Durante mi infancia, nadie nos decía que teníamos que ser felices. Lo que se nos decía era que teníamos que ser buenos. De la moral católica se recuerda solo su moral sexual, su dogmatismo, su devaluación de la mujer, o su apelación al miedo, pero se olvida su insistencia en que no había que mentir, que debíamos ocuparnos de los demás, que éramos responsables de nuestros actos y de nuestra sociedad. Estas ideas formaban parte de nuestro ‘nicho vital’, y eran comunes a la gente de derechas y de izquierdas. Hace años, Helena Béjar, en su libro ‘El buen samaritano’, estudió las motivaciones que llevaban a las personas a colaborar en ONG. Distinguía entre motivaciones débiles, más ‘modernas’ (“me apetece hacerlo”, “así me realizo”, “por el placer de ayudar”), y motivaciones fuertes, que empezaban a verse como un poco anticuadas: “no tengo ninguna gana de hacerlo”. “Lo hago porque creo que es mi deber”. Las personas que aducían motivaciones fuertes procedían de dos sectores separados, pero con una profunda afinidad: los movimientos cristianos y los movimientos de izquierdas, ambos socialmente comprometidos. Su ‘nicho vital’ era muy semejante.

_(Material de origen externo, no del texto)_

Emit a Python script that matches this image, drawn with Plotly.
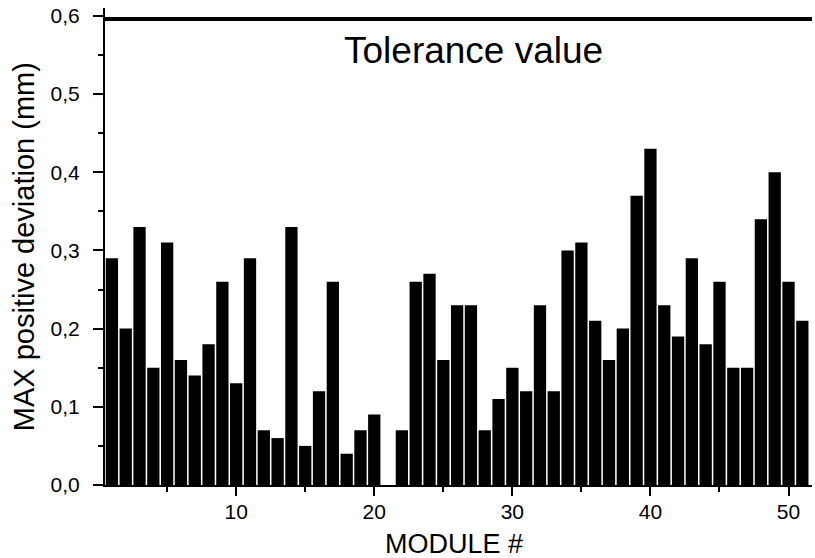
import plotly.graph_objects as go

modules = list(range(1, 52))
max_dev = [0.29, 0.20, 0.33, 0.15, 0.31, 0.16, 0.14, 0.18, 0.26, 0.13,
           0.29, 0.07, 0.06, 0.33, 0.05, 0.12, 0.26, 0.04, 0.07, 0.09,
           0.00, 0.07, 0.26, 0.27, 0.16, 0.23, 0.23, 0.07, 0.11, 0.15,
           0.12, 0.23, 0.12, 0.30, 0.31, 0.21, 0.16, 0.20, 0.37, 0.43,
           0.23, 0.19, 0.29, 0.18, 0.26, 0.15, 0.15, 0.34, 0.40, 0.26,
           0.21]
tolerance = 0.596
tolerance_label = "Tolerance value"
x_title = "MODULE #"
y_title = "MAX positive deviation (mm)"

FONT = "Liberation Sans, Arial, Helvetica, sans-serif"

fig = go.Figure()
fig.add_trace(go.Bar(x=modules, y=max_dev, marker=dict(color="black", line=dict(width=0)),
                     showlegend=False))

fig.add_shape(type="line", xref="paper", yref="y", x0=0, x1=1, y0=tolerance, y1=tolerance,
              line=dict(color="black", width=4))
fig.add_annotation(x=27.2, y=0.556, xref="x", yref="y", text=tolerance_label,
                   showarrow=False, font=dict(family=FONT, size=37, color="black"),
                   xanchor="center", yanchor="middle")
fig.add_annotation(x=0.494, y=-0.124, xref="paper", yref="paper", text=x_title,
                   showarrow=False, font=dict(family=FONT, size=27, color="black"),
                   xanchor="center", yanchor="middle")
fig.add_annotation(x=-0.115, y=0.5, xref="paper", yref="paper", text=y_title, textangle=-90,
                   showarrow=False, font=dict(family=FONT, size=29, color="black"),
                   xanchor="center", yanchor="middle")

fig.update_layout(
    width=815, height=558,
    margin=dict(l=105, r=3, t=8, b=73),
    paper_bgcolor="white", plot_bgcolor="white",
    separators=",.",
    bargap=0.11,
    font=dict(family=FONT, color="black"),
)
fig.update_xaxes(
    range=[0.5, 51.7], showgrid=False, zeroline=False, automargin=False,
    showline=True, linecolor="black", linewidth=2,
    ticks="outside", tickmode="linear", tick0=0, dtick=10, ticklen=9, tickwidth=2, tickcolor="black",
    minor=dict(ticks="outside", tick0=0, dtick=5, ticklen=5, tickwidth=2, tickcolor="black"),
    tickfont=dict(family=FONT, size=21, color="black"),
    ticklabelstandoff=-2, ticklabeloverflow="allow",
)
fig.update_yaxes(
    range=[0, 0.61], showgrid=False, zeroline=False, automargin=False,
    showline=True, linecolor="black", linewidth=2,
    ticks="outside", tickmode="linear", tick0=0, dtick=0.1, ticklen=10, tickwidth=2, tickcolor="black",
    minor=dict(ticks="outside", tick0=0, dtick=0.05, ticklen=5, tickwidth=2, tickcolor="black"),
    tickformat=".1f",
    tickfont=dict(family=FONT, size=21, color="black"),
    ticklabelstandoff=9, ticklabeloverflow="allow",
)

fig.write_html("out.html", config={"displayModeBar": False},
               post_script="document.body.style.margin='0';")
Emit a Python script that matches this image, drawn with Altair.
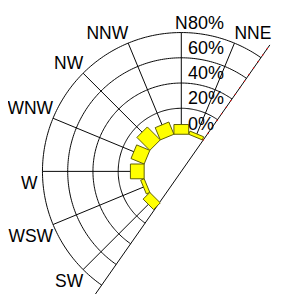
import altair as alt
import pandas as pd

# ---- data ----
directions = ["NNE", "N", "NNW", "NW", "WNW", "W", "WSW", "SW"]
angles = [22.5, 0, 337.5, 315, 292.5, 270, 247.5, 225]
values = [2.7, 7.7, 10.5, 14.5, 11.3, 10.9, 3.0, 7.5]
rings = [20, 40, 60, 80]
ring_values = [0, 20, 40, 60, 80]
ring_labels = ["0%", "20%", "40%", "60%", "80%"]
sector_start, sector_end = 215, 395   # visible half-disc (compass degrees)

# ---- geometry / style ----
R0 = 39.0          # pixel radius of 0%
K = 1.3            # pixels per percent
RMAX = R0 + K * 80
HALF = 11.25       # half sector width of a bar (deg)
W, H = 275, 286
CX, CY = 178.5, 164
x_scale = alt.Scale(domain=[-CX, W - CX], nice=False, zero=False)
y_scale = alt.Scale(domain=[-(H - CY), CY], nice=False, zero=False)
D = "PI/180"

def xy(**kw):
    return dict(x=alt.X("x:Q", scale=x_scale, axis=None),
                y=alt.Y("y:Q", scale=y_scale, axis=None), **kw)

dir_df = pd.DataFrame({"dir": directions, "ang": angles, "val": values})

# rings
ring_layer = alt.Chart(alt.sequence(sector_start, sector_end + 0.5, 1, as_="a")).transform_calculate(
    rs=str(rings)
).transform_flatten(["rs"]).transform_calculate(
    x=f"({R0}+{K}*datum.rs)*sin(datum.a*{D})",
    y=f"({R0}+{K}*datum.rs)*cos(datum.a*{D})",
).mark_line(color="black", strokeWidth=1).encode(
    **xy(detail=alt.Detail("rs:Q"), order=alt.Order("a:Q"))
)

# spokes
spoke_layer = alt.Chart(dir_df).transform_calculate(
    x=f"{R0}*sin(datum.ang*{D})", y=f"{R0}*cos(datum.ang*{D})",
    x2=f"{RMAX}*sin(datum.ang*{D})", y2=f"{RMAX}*cos(datum.ang*{D})",
).mark_rule(color="black", strokeWidth=1).encode(
    **xy(x2="x2:Q", y2="y2:Q")
)

# sector edge
edge_df = pd.DataFrame({"a1": [sector_end], "a2": [sector_start]})
edge_layer = alt.Chart(edge_df).transform_calculate(
    x=f"159*sin(datum.a1*{D})", y=f"159*cos(datum.a1*{D})",
    x2=f"175*sin(datum.a2*{D})", y2=f"175*cos(datum.a2*{D})",
).mark_rule(color="black", strokeWidth=1).encode(**xy(x2="x2:Q", y2="y2:Q"))

dots_layer = alt.Chart(edge_df).transform_calculate(
    x=f"{R0}*sin(datum.a1*{D})", y=f"{R0}*cos(datum.a1*{D})",
    x2=f"159*sin(datum.a1*{D})", y2=f"159*cos(datum.a1*{D})",
).mark_rule(color="red", strokeWidth=1.2, strokeDash=[1.2, 7]).encode(**xy(x2="x2:Q", y2="y2:Q"))

# bars as rectangles
bar_layer = alt.Chart(dir_df).transform_calculate(
    k="[0,1,2,3,4]"
).transform_flatten(["k"]).transform_calculate(
    side="(datum.k==1||datum.k==2) ? 1 : -1",
    outer="(datum.k==2||datum.k==3) ? 1 : 0",
).transform_calculate(
    x=f"{R0}*sin((datum.ang+datum.side*{HALF})*{D}) + datum.outer*{K}*datum.val*sin(datum.ang*{D})",
    y=f"{R0}*cos((datum.ang+datum.side*{HALF})*{D}) + datum.outer*{K}*datum.val*cos(datum.ang*{D})",
).mark_line(fill="#ffff00", stroke="#5c5c00", strokeWidth=1, fillOpacity=1).encode(
    **xy(detail=alt.Detail("dir:N"), order=alt.Order("k:Q"))
)

# direction labels
lab_base = alt.Chart(dir_df).transform_calculate(
    s=f"sin(datum.ang*{D})", c=f"cos(datum.ang*{D})",
).transform_calculate(
    x=f"{RMAX}*datum.s + (abs(datum.c)<0.01 ? -5 : 0)",
    y=f"{RMAX}*datum.c + (datum.c>0.01 ? 4 : -18)",
)
lab_font = dict(font="Liberation Sans", fontSize=18, color="black", baseline="alphabetic")
lab_right = lab_base.transform_filter("datum.s < -0.01").mark_text(align="right", **lab_font).encode(**xy(text="dir:N"))
lab_left = lab_base.transform_filter("datum.s > 0.01").mark_text(align="left", **lab_font).encode(**xy(text="dir:N"))
lab_center = lab_base.transform_filter("abs(datum.s) <= 0.01").mark_text(align="center", **lab_font).encode(**xy(text="dir:N"))

# radial labels
rl_df = pd.DataFrame({"p": ring_values, "lab": ring_labels})
rl_layer = alt.Chart(rl_df).transform_calculate(
    x="0", y=f"{R0}+{K}*datum.p+4"
).mark_text(align="left", dx=7, baseline="alphabetic",
            font="Liberation Sans Narrow, Arial Narrow, sans-serif", fontSize=18.5, color="black").encode(**xy(text="lab:N"))

chart = alt.layer(
    ring_layer, spoke_layer, edge_layer, dots_layer, bar_layer,
    lab_right, lab_left, lab_center, rl_layer
).properties(
    width=W, height=H, autosize=alt.AutoSizeParams(type="none"), padding=0
).configure_view(stroke=None)

chart.save("out.html", embed_options={"renderer": "svg", "actions": False})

Las columnas del sistema en que nos educamos eran el sentido del deber y la obediencia a las normas. En cambio, se olvidaban —y ese era su gran defecto— otras dos columnas fundamentales: el sentido de los derechos y la valoración de la libertad. El ‘sistema ideológico oculto’ siguiente, más laxo, reivindicó con toda razón ambas cosas, los derechos y la libertad. Lo malo es que se olvidó de los otros —los deberes y la obediencia a las normas—, con lo que el sistema volvió a estar cojo. La ‘teoría de la construcción del nicho’ nos enseña que los esfuerzos educativos dirigidos a los individuos solo tendrán éxito si van acompañados de la creación de un ámbito cultural que favorezca la buena educación. Por eso, siempre me pareció una equivocación separar el Ministerio de Educación del Ministerio de Cultura. La cultura forma parte esencial de la educación.